# SET PROBLEM:
Nothing but the lines from the top of the data to the line holding "s0_sizes = [14, 14, 14, 13, 14, 15]" should be printed, word for word and both ends included; leave the pictures out.
────────────────────
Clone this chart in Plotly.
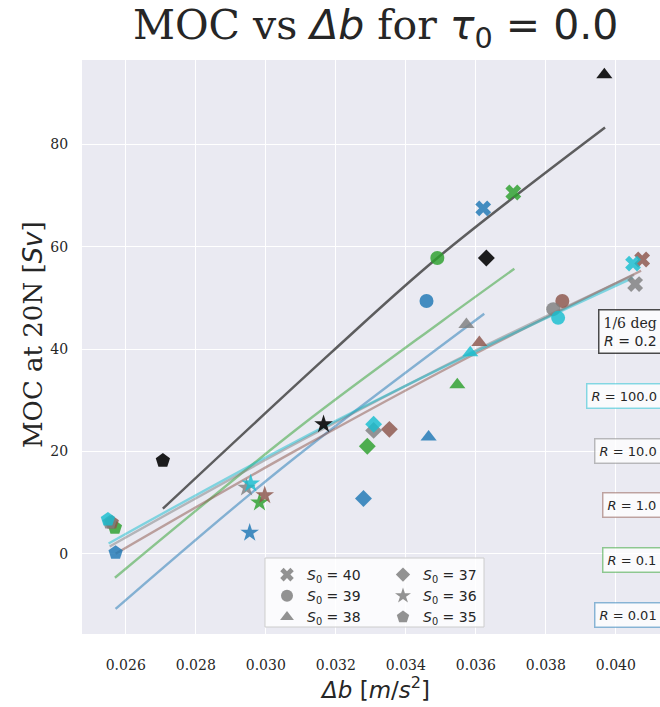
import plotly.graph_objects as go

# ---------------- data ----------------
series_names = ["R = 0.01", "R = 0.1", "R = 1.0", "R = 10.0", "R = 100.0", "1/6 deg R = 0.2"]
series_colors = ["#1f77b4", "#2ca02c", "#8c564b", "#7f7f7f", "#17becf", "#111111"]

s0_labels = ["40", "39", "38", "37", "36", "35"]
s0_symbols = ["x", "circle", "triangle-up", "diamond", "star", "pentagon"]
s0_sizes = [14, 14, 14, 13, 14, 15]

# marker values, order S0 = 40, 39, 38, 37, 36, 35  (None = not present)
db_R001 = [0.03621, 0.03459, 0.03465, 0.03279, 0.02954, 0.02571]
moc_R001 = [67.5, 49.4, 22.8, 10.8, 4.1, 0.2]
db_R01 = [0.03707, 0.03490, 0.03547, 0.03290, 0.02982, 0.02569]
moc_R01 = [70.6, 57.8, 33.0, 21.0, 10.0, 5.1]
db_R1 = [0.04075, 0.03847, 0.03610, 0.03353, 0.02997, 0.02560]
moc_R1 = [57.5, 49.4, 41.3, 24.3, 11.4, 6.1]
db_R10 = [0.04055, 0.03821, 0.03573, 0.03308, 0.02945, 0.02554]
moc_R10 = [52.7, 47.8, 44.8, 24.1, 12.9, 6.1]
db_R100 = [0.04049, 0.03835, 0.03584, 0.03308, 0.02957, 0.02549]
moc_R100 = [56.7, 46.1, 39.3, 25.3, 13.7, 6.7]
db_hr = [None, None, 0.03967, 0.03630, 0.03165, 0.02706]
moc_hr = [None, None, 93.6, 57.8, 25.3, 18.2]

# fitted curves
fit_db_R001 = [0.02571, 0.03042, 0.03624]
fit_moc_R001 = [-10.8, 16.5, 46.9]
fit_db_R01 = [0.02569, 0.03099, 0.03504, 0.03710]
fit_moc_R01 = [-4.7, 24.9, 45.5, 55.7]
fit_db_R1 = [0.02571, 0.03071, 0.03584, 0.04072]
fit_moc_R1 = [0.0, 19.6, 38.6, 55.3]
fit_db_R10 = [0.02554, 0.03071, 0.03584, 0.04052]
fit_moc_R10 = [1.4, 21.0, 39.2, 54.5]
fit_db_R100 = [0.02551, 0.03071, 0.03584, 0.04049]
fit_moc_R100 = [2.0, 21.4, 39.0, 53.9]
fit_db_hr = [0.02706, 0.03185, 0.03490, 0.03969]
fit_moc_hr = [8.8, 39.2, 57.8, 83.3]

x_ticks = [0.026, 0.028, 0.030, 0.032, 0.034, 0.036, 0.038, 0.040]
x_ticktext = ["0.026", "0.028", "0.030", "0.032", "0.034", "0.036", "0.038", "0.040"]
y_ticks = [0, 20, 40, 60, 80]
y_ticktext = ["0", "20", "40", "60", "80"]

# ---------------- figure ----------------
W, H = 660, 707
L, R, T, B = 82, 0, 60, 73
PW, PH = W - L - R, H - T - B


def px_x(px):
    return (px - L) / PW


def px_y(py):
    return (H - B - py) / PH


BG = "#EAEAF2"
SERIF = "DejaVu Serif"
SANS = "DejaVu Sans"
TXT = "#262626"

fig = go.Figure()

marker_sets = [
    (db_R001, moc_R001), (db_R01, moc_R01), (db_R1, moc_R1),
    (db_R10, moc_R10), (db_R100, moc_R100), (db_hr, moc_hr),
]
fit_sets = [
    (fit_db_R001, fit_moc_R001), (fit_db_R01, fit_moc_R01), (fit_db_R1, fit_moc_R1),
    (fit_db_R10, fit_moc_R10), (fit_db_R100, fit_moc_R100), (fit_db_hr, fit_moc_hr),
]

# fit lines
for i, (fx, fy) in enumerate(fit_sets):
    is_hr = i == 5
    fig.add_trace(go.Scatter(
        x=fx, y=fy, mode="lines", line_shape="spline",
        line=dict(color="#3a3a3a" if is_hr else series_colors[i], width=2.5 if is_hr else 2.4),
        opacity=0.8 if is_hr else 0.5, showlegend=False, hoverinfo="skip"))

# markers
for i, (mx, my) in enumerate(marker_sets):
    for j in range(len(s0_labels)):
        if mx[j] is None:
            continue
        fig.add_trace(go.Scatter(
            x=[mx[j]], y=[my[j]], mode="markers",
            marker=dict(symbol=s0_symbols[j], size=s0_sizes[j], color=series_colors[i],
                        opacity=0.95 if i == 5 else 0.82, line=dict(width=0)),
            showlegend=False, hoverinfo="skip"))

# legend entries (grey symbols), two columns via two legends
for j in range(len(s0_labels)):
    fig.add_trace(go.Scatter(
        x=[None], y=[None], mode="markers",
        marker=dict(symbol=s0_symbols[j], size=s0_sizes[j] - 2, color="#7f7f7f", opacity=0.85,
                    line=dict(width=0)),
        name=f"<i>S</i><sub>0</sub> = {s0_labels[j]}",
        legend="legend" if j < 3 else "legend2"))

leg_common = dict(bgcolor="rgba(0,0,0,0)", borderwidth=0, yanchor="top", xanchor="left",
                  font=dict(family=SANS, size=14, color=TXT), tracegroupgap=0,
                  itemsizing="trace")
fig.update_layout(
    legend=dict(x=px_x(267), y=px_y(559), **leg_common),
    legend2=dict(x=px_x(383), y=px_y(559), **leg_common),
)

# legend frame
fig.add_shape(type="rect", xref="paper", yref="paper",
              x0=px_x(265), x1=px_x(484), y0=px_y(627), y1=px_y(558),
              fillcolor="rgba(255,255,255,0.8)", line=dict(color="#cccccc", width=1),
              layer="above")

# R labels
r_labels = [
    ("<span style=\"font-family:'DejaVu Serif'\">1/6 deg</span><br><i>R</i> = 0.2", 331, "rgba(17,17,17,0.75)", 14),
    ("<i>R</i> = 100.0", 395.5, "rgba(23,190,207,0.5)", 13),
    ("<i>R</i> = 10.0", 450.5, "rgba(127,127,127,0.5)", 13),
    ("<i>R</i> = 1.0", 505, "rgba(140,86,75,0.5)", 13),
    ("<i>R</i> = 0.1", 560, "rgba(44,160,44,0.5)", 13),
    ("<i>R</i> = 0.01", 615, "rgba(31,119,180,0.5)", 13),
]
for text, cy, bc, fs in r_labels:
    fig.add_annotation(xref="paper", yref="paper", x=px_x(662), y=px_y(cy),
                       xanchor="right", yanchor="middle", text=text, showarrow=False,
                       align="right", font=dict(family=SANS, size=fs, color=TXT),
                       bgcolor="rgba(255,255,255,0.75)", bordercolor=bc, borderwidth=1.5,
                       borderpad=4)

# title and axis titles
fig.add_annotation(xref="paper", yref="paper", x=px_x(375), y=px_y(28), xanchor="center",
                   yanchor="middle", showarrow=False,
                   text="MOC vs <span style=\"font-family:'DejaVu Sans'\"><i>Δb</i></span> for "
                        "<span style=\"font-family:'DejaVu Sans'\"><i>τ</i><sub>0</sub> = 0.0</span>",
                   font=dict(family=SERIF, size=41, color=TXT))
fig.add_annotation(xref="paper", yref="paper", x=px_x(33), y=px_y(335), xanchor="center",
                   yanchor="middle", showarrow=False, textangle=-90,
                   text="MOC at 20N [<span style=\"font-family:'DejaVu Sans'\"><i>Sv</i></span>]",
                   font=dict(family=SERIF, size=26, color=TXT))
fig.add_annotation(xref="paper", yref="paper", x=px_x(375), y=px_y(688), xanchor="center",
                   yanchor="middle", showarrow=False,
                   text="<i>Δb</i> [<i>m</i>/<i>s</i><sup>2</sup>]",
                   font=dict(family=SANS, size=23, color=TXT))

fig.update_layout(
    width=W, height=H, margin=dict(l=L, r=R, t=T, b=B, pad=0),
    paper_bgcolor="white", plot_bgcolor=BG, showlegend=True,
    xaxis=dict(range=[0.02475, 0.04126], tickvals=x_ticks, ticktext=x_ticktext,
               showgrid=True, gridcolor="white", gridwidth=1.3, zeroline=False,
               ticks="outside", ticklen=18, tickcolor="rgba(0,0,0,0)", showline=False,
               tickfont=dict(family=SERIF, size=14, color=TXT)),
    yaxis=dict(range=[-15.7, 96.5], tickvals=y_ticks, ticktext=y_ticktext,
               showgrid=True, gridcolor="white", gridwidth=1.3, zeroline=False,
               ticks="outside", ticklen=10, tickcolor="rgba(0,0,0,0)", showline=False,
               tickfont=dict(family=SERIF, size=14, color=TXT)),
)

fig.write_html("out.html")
────────────────────
# WRITTEN RESPONSE:
Clone this chart in Plotly.
import plotly.graph_objects as go

# ---------------- data ----------------
series_names = ["R = 0.01", "R = 0.1", "R = 1.0", "R = 10.0", "R = 100.0", "1/6 deg R = 0.2"]
series_colors = ["#1f77b4", "#2ca02c", "#8c564b", "#7f7f7f", "#17becf", "#111111"]

s0_labels = ["40", "39", "38", "37", "36", "35"]
s0_symbols = ["x", "circle", "triangle-up", "diamond", "star", "pentagon"]
s0_sizes = [14, 14, 14, 13, 14, 15]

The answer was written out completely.